> [What is being asked]
Beginning at the first line of the data, print each line exactly, stopping after the line that contains "ax = fig.add_axes([0.2562, 0.2445, 0.5199, 0.6059])".

> [Stored data]
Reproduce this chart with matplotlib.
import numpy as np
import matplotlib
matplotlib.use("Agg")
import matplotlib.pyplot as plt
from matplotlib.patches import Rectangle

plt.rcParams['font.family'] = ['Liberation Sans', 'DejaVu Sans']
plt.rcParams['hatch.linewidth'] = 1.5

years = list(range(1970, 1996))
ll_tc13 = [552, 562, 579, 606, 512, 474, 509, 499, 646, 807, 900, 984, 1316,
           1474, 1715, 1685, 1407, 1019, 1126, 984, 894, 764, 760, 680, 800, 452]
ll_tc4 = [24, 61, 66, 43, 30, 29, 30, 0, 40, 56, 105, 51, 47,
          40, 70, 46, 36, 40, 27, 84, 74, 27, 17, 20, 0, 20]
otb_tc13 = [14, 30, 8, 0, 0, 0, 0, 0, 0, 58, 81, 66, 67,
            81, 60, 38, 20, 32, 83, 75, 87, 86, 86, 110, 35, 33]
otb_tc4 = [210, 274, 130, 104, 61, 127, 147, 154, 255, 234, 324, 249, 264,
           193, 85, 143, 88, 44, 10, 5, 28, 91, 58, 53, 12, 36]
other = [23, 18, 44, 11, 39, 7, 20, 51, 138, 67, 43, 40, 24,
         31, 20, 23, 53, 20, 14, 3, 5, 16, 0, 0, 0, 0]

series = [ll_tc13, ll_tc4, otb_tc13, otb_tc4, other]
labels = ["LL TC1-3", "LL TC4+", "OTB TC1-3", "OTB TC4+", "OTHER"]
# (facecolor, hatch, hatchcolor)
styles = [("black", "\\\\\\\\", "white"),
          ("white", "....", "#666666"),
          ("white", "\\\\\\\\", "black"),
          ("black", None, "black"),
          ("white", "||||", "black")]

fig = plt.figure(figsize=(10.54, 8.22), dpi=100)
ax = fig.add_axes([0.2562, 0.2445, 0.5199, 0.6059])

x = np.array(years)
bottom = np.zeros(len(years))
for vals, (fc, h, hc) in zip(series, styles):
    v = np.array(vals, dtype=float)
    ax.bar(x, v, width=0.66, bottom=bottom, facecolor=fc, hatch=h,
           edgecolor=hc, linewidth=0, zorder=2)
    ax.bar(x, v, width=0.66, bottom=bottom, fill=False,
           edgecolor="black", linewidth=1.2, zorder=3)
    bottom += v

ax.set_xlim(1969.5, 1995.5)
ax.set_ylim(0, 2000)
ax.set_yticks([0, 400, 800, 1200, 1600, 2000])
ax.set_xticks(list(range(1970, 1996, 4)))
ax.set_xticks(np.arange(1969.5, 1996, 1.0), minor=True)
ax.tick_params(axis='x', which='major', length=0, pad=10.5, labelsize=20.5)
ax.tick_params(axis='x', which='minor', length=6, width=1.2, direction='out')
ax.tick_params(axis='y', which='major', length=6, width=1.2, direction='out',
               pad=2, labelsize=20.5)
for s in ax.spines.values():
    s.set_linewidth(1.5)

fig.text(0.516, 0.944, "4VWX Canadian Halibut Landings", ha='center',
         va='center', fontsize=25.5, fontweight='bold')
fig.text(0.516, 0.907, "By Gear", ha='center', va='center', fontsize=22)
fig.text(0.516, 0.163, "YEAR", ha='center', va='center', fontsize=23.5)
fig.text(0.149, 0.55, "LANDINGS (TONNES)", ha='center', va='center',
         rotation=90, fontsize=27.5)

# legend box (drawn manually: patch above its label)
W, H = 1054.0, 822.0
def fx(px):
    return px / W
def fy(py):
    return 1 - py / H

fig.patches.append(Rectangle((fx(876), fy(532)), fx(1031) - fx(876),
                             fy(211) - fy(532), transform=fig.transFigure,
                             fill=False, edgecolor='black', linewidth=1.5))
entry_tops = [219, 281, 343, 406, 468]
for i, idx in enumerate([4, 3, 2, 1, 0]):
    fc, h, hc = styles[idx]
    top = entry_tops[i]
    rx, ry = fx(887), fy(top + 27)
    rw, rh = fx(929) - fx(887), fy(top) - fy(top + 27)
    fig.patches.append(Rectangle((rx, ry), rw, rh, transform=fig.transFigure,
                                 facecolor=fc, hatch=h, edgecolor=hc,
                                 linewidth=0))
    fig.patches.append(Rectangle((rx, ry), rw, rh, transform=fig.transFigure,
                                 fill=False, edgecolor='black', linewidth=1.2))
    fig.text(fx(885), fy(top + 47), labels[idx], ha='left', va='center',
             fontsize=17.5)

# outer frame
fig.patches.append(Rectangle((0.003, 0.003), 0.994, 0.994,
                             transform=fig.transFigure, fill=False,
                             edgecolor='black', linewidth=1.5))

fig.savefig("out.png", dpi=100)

> [Exercise solution]
Reproduce this chart with matplotlib.
import numpy as np
import matplotlib
matplotlib.use("Agg")
import matplotlib.pyplot as plt
from matplotlib.patches import Rectangle

plt.rcParams['font.family'] = ['Liberation Sans', 'DejaVu Sans']
plt.rcParams['hatch.linewidth'] = 1.5

years = list(range(1970, 1996))
ll_tc13 = [552, 562, 579, 606, 512, 474, 509, 499, 646, 807, 900, 984, 1316,
           1474, 1715, 1685, 1407, 1019, 1126, 984, 894, 764, 760, 680, 800, 452]
ll_tc4 = [24, 61, 66, 43, 30, 29, 30, 0, 40, 56, 105, 51, 47,
          40, 70, 46, 36, 40, 27, 84, 74, 27, 17, 20, 0, 20]
otb_tc13 = [14, 30, 8, 0, 0, 0, 0, 0, 0, 58, 81, 66, 67,
            81, 60, 38, 20, 32, 83, 75, 87, 86, 86, 110, 35, 33]
otb_tc4 = [210, 274, 130, 104, 61, 127, 147, 154, 255, 234, 324, 249, 264,
           193, 85, 143, 88, 44, 10, 5, 28, 91, 58, 53, 12, 36]
other = [23, 18, 44, 11, 39, 7, 20, 51, 138, 67, 43, 40, 24,
         31, 20, 23, 53, 20, 14, 3, 5, 16, 0, 0, 0, 0]

series = [ll_tc13, ll_tc4, otb_tc13, otb_tc4, other]
labels = ["LL TC1-3", "LL TC4+", "OTB TC1-3", "OTB TC4+", "OTHER"]
# (facecolor, hatch, hatchcolor)
styles = [("black", "\\\\\\\\", "white"),
          ("white", "....", "#666666"),
          ("white", "\\\\\\\\", "black"),
          ("black", None, "black"),
          ("white", "||||", "black")]

fig = plt.figure(figsize=(10.54, 8.22), dpi=100)
ax = fig.add_axes([0.2562, 0.2445, 0.5199, 0.6059])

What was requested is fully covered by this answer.